I think it's more usual to use a 'break' rather than duplicate the read.

That is, something more like

while True:
buf = f.read(10000)
if len(buf) == 0:
break
# do something

-M-

Tim Chase

unread,
Mar 17, 2009, 6:34:37 PM3/17/09
to Jim Garrison, pytho...@python.org
> Am I missing something basic, or is this the canonical way:
>
> with open(filename,"rb") as f:
> buf = f.read(10000)
> while len(buf) > 0
> # do something....
> buf = f.read(10000)

That will certainly do. Since read() should simply return a
0-length string when you're sucking air, you can just use the
test "while buf" instead of "while len(buf) > 0".

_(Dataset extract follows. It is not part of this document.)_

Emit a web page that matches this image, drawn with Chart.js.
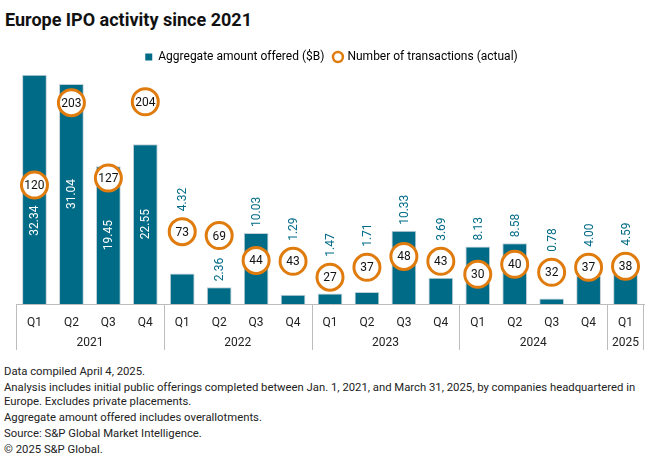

However, if you use it multiple places, you might consider
writing an iterator/generator you can reuse:

def chunk_file(fp, chunksize=10000):
s = fp.read(chunksize)
while s:
yield s
s = fp.read(chunksize)

with open(filename1, 'rb') as f:
for portion in chunk_file(f):
do_something_with(portion)

with open(filename2, 'rb') as f:
for portion in chunk_file(f, 1024):
do_something_with(portion)

-tkc

Luis Zarrabeitia

unread,
Mar 17, 2009, 6:35:50 PM3/17/09
to pytho...@python.org
On Tuesday 17 March 2009 06:04:36 pm Jim Garrison wrote:
>
> Am I missing something basic, or is this the canonical way:
>
> with open(filename,"rb") as f:
> buf = f.read(10000)
> while len(buf) > 0
> # do something....
> buf = f.read(10000)

well, a bit more canonical would be:
...
while buf:
# do something
...
instead of comparing len(buf) with 0. But that's a minor detail.

One could use this:

with open(filename, "rb") as f:

for buf in iter(lambda: f.read(1000),''):
do_something(buff)

but I don't really like a lambda in there. I guess one could use
functools.partial instead, but it still looks ugly to me. Oh, well, I guess I
also want to see the canonical way of doing it.

--
Luis Zarrabeitia (aka Kyrie)
Fac. de Matemática y Computación, UH.
http://profesores.matcom.uh.cu/~kyrie

Armin

unread,
Mar 16, 2009, 8:05:24 PM3/16/09
to pytho...@python.org
On Tuesday 17 March 2009 19:10:20 Josh Holland wrote:
> On Tue, Mar 17, 2009 at 05:04:36PM -0500, Jim Garrison wrote:
> > What's the canonical Python way of implementing this pseudocode?
> >
> > String buf
> > File f
> > while ((buf=f.read(10000)).length() > 0)
> > {
> > do something....
> > }
>
> That looks more like C than pseudocode to me...
> Someone's been spending far too much time on C-like languages, if that's
> what your idea of simply readable code looks like. Thank heavens you
> found Python before it was too late!

I should agree, that looks too much like C. (except there are no ; at the end
of first two lines). And I'm sure you will much enjoy your adventure as a
pythonista (pythanista?) just as I have after migration from C++.

--
Armin Moradi

Jim Garrison

unread,
Mar 17, 2009, 8:54:54 PM3/17/09
to

Ah. That's the Pythonesque way I was looking for. I knew
it would be a generator/iterator but haven't got the Python
mindset down yet and haven't played with writing my own
generator. I'm still trying to think in purely object-
oriented terms where I would override __next__() to
return a chunk of the appropriate size.

Give a man some code and you solve his immediate problem.
Show him a pattern and you've empowered him to solve
his own problems. Thanks!

Jim Garrison

unread,
Mar 17, 2009, 9:00:51 PM3/17/09
to
andrew cooke wrote:
> Jim Garrison wrote:
>> I'm an experienced C/Java/Perl developer learning Python.
>>
>> What's the canonical Python way of implementing this pseudocode?
[snip]

>
> embarrassed by the other reply i have read,

There's always some "trollish" behavior in any comp.lang.*
group. Too many people treat languages as religions instead
of tools. They all have strengths and weaknesses :-)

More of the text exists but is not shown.